Drone-based military tactic

A drone wall or drone line is a defensive line created by the offensive deployment of armed and reconnaissance drones. There is no physical wall as such, but the offensive capabilities of the drones are such, for that area, they block opposing troops from entering the area, thus create a no mans land.

The first appearance of a drone line occurred in The Ukraine-Russian war in mid 2025. Ukraine had built up their drone capabilities in terms of technology, offensive nature and numbers. At the same time, Russian troops were moving forward and attempting to take Ukrainian territory in the east.

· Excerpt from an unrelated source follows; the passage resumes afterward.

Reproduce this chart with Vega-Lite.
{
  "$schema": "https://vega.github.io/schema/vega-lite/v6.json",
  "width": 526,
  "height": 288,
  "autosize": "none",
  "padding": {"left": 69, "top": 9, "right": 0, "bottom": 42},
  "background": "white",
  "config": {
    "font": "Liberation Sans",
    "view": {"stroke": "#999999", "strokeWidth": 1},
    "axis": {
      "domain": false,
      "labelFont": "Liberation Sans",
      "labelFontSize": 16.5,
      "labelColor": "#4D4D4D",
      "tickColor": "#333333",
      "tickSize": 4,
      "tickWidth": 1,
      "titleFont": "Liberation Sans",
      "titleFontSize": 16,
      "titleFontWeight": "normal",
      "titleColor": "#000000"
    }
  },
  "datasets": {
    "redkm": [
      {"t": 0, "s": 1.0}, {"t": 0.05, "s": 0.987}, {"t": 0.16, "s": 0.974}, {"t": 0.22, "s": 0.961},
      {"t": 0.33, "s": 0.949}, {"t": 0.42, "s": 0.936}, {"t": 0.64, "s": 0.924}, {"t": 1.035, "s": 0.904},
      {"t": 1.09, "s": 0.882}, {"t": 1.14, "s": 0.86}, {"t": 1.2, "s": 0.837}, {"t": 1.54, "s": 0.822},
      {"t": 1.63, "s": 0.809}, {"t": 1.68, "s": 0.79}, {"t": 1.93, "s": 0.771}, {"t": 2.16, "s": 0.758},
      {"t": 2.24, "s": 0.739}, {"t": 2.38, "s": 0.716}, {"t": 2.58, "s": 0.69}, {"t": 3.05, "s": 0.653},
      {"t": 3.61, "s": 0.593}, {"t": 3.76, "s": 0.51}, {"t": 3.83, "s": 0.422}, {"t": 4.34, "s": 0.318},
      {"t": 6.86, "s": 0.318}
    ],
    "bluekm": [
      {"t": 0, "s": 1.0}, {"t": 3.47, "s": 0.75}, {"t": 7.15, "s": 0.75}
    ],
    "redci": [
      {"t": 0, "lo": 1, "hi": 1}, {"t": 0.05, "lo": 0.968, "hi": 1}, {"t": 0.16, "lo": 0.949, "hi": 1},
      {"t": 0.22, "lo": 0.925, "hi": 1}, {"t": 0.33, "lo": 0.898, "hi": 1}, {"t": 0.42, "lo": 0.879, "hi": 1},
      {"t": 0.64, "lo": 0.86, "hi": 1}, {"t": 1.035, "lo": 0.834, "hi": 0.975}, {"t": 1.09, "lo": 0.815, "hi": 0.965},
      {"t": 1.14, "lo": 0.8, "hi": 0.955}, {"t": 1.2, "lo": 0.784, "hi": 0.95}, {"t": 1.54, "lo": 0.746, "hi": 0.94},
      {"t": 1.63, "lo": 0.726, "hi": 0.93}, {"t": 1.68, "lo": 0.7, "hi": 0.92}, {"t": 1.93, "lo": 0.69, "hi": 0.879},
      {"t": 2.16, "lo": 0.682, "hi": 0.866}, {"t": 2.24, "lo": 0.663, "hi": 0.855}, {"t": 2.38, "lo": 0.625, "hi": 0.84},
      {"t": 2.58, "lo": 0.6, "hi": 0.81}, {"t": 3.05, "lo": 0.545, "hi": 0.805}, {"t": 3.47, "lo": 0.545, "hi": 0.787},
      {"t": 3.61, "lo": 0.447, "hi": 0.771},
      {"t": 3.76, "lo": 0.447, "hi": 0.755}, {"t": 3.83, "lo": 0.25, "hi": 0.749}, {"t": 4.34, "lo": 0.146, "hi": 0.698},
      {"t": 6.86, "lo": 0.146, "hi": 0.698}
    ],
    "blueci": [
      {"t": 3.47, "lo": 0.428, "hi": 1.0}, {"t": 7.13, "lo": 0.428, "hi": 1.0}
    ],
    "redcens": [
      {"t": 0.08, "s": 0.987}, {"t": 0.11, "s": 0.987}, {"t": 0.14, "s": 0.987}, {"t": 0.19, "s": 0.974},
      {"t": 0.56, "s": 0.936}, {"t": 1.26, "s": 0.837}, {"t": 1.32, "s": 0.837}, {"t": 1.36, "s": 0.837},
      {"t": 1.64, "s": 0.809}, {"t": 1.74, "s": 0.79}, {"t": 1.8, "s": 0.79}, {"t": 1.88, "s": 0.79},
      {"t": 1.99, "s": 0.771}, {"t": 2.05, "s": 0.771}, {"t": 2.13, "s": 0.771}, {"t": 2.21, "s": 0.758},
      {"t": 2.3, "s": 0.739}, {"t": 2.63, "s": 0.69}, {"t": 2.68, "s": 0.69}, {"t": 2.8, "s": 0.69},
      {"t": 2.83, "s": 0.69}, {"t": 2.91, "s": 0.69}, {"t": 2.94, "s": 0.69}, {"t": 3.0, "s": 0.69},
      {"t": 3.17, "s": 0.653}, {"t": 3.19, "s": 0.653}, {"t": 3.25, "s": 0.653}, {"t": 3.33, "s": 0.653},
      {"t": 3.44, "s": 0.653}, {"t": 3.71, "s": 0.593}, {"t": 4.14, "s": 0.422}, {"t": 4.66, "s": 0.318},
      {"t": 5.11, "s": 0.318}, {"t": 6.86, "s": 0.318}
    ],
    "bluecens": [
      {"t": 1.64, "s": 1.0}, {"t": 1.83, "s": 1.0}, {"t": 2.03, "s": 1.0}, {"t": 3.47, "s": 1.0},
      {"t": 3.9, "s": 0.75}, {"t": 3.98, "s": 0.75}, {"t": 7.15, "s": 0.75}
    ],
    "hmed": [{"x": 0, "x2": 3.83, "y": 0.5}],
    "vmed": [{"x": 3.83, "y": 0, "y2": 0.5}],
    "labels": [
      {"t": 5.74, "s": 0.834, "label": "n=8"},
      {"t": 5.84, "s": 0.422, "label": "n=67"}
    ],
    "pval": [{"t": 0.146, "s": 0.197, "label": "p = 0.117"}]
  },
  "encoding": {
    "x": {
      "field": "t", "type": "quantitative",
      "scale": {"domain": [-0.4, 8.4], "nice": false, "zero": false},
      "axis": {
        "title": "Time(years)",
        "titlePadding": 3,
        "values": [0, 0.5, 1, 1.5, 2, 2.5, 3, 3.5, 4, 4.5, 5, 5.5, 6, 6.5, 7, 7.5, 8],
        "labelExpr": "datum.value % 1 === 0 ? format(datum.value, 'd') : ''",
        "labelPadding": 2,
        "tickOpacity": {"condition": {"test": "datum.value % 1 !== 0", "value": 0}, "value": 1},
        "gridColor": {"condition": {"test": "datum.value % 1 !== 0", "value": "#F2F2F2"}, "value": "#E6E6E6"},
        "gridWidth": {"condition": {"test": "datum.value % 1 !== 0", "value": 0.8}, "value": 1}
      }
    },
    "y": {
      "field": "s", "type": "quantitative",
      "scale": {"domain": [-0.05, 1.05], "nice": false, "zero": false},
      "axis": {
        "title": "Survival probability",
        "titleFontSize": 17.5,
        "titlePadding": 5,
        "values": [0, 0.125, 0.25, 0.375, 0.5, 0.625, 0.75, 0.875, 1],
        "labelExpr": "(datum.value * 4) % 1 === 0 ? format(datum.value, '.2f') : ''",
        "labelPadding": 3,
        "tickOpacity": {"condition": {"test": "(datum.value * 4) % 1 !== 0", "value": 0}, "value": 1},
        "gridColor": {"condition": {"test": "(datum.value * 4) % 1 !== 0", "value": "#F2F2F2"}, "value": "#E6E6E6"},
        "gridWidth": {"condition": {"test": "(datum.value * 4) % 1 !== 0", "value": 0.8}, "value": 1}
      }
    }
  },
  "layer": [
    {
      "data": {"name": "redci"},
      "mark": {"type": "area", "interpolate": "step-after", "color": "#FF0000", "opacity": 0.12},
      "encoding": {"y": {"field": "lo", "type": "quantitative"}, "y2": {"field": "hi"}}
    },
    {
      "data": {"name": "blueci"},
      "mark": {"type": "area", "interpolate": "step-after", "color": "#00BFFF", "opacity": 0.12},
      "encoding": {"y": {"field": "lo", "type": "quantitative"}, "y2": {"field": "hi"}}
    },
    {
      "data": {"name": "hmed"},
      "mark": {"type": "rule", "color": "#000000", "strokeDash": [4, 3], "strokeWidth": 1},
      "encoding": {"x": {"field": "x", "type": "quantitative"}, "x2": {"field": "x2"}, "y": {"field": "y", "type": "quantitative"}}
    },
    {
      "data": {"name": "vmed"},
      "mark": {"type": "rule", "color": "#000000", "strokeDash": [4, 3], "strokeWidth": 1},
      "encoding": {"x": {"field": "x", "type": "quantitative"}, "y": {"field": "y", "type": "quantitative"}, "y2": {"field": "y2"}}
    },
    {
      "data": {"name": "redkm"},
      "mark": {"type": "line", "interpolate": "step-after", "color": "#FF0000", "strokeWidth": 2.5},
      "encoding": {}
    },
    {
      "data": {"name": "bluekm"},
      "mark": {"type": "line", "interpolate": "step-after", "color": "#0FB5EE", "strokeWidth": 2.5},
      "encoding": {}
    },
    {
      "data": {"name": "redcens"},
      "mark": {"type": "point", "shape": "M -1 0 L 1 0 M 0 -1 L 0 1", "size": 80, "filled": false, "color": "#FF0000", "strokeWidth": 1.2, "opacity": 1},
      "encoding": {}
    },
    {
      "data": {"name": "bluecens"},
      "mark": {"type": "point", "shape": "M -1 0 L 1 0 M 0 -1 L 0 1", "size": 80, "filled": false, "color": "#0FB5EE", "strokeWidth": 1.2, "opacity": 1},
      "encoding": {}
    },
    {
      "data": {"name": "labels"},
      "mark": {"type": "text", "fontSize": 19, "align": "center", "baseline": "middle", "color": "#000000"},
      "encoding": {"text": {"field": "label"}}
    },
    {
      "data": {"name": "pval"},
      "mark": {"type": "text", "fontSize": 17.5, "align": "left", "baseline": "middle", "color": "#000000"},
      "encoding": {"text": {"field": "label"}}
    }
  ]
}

This created the gradual situation, where Ukraine, with assistance from various countries and suppliers of drones, could gradually get a technological advantage and a numerical advantage over Russia's drones. They then deployed theirs in numbers, creating a "wall" of territory that targeted vehicles and infantry. Ukraine's drone wall was initially 5km to 10km in depth, but continued to expand.

The drones involved in the Kill zone not only attack individuals, but also attack logistic centres, which has traditionally been an issue for the Russian operation.

== Russian response ==
Vehicles were easily targeted, so Russia responded to drone attacks by sending in small teams. However, with the drone coverage being so comprehensive, the small teams were also attacked. The eventual result of this was a slowing of the Russian gains, by May 2026, Russian gains had almost slowed to standstill. Russia later began to experiment with improving its UAS forces and has established its own drone line by late 2025.

== Alternate drone walls ==
The use of the drone wall has inspired other countries, in particular Europe,, the US, and Australia to consider the concept.